Short problem: For this exercise, return only the lines from the line containing "Write a component" through the line containing "import * as", both ends included, exactly as they are.
##### Material for the task
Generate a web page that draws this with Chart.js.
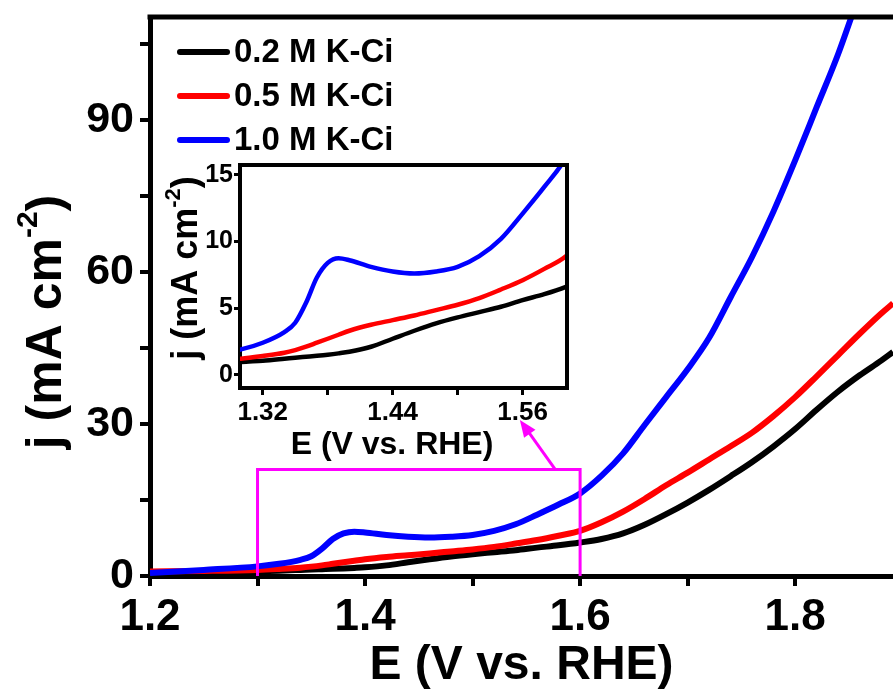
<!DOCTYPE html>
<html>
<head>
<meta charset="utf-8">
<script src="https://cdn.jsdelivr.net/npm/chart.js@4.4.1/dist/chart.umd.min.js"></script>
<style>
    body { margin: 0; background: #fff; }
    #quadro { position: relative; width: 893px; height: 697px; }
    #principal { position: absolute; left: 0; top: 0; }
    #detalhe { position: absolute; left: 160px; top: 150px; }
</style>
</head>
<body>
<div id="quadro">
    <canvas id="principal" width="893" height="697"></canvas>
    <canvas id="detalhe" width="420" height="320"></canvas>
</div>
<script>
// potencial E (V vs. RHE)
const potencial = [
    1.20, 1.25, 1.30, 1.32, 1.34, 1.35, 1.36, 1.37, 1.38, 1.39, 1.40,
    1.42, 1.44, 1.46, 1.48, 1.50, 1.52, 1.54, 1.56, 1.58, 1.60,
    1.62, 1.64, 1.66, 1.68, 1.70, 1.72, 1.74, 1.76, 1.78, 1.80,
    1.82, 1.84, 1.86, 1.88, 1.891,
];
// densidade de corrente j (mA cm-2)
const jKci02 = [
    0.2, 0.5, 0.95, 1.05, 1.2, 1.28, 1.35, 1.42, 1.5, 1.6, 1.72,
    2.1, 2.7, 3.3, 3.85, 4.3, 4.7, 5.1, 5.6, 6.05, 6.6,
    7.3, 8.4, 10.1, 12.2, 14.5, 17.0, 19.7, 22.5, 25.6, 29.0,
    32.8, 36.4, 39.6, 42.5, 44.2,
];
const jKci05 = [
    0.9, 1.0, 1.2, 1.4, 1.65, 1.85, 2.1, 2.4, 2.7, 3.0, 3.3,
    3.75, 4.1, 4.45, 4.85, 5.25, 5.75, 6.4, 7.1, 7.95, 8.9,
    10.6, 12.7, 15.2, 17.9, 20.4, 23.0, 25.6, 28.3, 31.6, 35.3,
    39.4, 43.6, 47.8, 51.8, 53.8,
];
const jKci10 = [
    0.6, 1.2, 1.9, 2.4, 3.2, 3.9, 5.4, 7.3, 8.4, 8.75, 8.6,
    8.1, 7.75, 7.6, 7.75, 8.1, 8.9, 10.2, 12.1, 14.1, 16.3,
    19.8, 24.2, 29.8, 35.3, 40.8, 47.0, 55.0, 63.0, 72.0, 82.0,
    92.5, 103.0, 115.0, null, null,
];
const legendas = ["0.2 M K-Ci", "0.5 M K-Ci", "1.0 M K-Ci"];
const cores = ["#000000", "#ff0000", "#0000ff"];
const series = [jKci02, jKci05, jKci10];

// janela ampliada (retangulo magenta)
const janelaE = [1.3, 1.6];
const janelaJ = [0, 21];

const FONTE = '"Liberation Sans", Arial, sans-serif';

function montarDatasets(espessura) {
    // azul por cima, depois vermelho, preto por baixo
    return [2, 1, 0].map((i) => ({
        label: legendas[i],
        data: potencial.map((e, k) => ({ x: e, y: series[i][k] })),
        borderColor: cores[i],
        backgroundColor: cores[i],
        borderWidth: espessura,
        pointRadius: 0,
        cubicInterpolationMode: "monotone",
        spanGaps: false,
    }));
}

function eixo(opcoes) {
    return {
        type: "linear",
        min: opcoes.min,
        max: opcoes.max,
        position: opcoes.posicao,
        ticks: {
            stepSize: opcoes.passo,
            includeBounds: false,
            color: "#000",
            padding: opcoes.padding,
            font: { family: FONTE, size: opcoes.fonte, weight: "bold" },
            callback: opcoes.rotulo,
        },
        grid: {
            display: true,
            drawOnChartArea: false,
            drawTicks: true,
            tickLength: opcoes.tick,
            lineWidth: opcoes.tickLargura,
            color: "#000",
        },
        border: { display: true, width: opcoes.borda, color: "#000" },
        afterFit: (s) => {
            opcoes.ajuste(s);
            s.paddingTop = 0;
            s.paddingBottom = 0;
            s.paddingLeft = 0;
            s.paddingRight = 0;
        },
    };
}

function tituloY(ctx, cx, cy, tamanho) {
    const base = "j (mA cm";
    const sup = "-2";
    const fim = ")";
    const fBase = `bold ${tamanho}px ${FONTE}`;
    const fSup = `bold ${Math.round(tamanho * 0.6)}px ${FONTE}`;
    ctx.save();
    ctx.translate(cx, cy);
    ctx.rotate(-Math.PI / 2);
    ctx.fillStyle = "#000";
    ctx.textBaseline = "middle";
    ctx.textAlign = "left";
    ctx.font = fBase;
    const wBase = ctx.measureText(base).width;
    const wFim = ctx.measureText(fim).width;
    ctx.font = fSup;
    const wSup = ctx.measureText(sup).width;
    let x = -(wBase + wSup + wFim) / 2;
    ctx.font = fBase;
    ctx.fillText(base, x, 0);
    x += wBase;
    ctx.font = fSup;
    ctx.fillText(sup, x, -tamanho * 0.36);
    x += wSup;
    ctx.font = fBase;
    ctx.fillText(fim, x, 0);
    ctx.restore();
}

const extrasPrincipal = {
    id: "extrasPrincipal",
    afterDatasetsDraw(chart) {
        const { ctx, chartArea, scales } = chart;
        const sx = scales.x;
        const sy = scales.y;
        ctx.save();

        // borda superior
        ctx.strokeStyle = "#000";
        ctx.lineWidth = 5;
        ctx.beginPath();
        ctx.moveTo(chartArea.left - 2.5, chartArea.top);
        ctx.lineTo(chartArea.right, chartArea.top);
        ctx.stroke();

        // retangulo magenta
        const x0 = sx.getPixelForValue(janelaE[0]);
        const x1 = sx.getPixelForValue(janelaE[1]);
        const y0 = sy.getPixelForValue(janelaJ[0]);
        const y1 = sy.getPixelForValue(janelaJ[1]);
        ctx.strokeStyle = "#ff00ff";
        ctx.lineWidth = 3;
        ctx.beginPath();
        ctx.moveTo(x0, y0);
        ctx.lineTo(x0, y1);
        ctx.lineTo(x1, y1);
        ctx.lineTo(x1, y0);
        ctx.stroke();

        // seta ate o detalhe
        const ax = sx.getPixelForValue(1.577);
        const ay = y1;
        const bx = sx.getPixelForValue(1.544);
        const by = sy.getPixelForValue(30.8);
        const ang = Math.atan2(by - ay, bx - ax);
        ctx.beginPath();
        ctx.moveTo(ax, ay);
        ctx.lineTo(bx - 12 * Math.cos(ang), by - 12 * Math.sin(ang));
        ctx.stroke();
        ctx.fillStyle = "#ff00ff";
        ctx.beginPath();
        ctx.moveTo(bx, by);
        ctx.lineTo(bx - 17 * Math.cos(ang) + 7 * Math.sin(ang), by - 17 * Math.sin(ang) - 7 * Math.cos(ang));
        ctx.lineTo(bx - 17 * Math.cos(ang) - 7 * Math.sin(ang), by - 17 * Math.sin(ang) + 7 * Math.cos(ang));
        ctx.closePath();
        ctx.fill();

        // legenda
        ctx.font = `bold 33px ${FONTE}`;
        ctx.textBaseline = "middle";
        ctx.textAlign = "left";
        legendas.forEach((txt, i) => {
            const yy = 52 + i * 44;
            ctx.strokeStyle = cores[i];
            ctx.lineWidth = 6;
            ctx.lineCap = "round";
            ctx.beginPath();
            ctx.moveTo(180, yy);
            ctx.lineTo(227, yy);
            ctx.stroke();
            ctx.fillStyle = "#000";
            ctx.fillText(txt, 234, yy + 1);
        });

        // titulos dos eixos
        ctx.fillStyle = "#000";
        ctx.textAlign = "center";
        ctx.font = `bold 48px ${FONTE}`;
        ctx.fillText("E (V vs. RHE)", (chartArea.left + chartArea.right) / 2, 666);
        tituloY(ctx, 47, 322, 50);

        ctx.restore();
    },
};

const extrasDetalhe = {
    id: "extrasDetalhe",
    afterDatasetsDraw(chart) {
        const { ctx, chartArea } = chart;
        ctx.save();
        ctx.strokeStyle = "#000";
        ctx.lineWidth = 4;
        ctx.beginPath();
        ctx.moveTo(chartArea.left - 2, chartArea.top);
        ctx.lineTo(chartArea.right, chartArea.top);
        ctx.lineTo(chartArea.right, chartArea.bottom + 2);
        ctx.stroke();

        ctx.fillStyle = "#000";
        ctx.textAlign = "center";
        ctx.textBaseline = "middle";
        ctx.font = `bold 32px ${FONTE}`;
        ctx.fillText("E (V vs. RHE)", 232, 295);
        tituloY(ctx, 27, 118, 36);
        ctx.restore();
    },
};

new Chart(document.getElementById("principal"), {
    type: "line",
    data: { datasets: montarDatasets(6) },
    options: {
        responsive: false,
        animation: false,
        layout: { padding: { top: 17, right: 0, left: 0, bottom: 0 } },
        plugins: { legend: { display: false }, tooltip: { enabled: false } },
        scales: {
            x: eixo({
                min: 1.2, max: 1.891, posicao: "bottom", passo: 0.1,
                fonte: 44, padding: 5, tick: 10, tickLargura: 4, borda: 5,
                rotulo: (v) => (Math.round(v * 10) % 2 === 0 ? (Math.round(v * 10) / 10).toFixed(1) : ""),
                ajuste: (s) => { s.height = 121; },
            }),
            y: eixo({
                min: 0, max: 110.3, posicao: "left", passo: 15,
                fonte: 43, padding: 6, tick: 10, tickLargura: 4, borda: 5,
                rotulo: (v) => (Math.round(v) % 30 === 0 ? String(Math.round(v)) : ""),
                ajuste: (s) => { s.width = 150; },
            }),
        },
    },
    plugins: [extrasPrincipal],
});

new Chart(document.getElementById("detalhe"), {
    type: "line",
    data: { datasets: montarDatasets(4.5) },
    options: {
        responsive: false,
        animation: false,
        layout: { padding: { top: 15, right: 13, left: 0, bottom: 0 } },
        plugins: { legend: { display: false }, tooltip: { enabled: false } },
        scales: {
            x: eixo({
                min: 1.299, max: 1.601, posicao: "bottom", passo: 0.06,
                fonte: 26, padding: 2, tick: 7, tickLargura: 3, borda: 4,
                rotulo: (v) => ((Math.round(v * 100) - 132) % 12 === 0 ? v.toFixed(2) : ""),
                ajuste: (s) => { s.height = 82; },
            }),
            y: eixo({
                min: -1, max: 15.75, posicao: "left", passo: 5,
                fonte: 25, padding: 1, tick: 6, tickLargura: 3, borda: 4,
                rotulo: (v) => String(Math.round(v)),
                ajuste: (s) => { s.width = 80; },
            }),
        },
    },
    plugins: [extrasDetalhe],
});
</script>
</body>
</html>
##########
##### Material for the task
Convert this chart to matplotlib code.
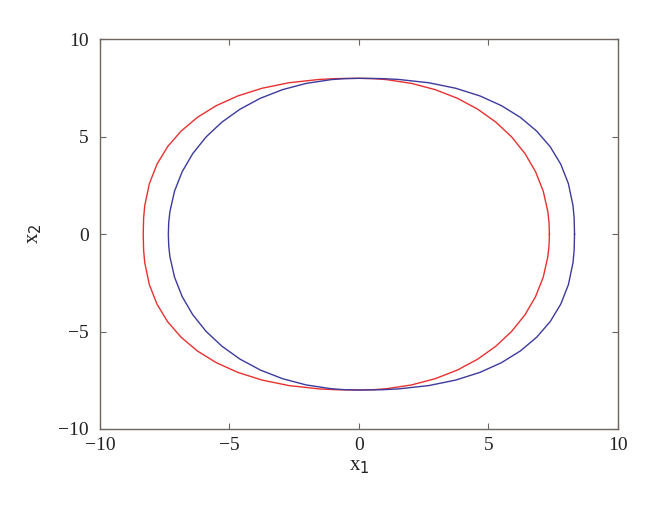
##########
##### Material for the task
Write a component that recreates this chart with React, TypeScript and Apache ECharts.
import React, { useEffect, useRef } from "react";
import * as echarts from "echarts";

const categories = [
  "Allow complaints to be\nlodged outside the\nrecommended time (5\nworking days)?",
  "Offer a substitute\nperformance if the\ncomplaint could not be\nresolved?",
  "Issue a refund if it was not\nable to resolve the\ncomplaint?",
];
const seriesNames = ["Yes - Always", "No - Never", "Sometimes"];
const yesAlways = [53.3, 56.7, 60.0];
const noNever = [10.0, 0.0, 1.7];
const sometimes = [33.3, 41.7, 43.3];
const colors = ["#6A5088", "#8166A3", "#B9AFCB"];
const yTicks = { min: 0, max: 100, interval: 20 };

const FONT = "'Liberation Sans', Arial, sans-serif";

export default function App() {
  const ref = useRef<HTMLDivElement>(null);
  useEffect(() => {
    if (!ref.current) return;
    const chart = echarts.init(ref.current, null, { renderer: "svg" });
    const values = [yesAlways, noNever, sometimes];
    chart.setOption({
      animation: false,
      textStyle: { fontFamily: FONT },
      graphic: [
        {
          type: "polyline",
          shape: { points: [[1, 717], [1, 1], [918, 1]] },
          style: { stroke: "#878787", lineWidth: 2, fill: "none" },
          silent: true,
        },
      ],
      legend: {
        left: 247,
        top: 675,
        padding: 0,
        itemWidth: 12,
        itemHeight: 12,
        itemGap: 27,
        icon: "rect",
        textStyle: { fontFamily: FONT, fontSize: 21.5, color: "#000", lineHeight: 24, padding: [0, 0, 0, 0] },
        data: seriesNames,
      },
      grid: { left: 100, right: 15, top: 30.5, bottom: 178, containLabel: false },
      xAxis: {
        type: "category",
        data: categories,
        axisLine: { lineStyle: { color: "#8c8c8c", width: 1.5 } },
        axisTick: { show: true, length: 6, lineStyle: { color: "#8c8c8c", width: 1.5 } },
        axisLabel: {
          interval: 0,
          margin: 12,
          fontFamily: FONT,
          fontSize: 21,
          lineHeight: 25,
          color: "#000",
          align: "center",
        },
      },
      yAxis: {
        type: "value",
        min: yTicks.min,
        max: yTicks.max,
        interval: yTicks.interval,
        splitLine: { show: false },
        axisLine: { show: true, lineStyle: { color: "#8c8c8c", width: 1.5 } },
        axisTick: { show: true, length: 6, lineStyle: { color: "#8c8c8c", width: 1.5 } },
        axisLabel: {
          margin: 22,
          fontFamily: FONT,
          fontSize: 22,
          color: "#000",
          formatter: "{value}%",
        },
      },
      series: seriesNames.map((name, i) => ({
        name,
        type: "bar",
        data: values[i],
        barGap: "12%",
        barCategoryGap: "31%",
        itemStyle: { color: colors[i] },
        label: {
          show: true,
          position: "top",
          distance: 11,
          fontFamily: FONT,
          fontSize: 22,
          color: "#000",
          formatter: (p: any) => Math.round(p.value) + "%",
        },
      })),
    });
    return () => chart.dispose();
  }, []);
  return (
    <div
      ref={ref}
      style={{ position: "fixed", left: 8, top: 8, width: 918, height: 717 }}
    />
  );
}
##########
Final result:
Write a component that recreates this chart with React, TypeScript and Apache ECharts.
import React, { useEffect, useRef } from "react";
import * as echarts from "echarts";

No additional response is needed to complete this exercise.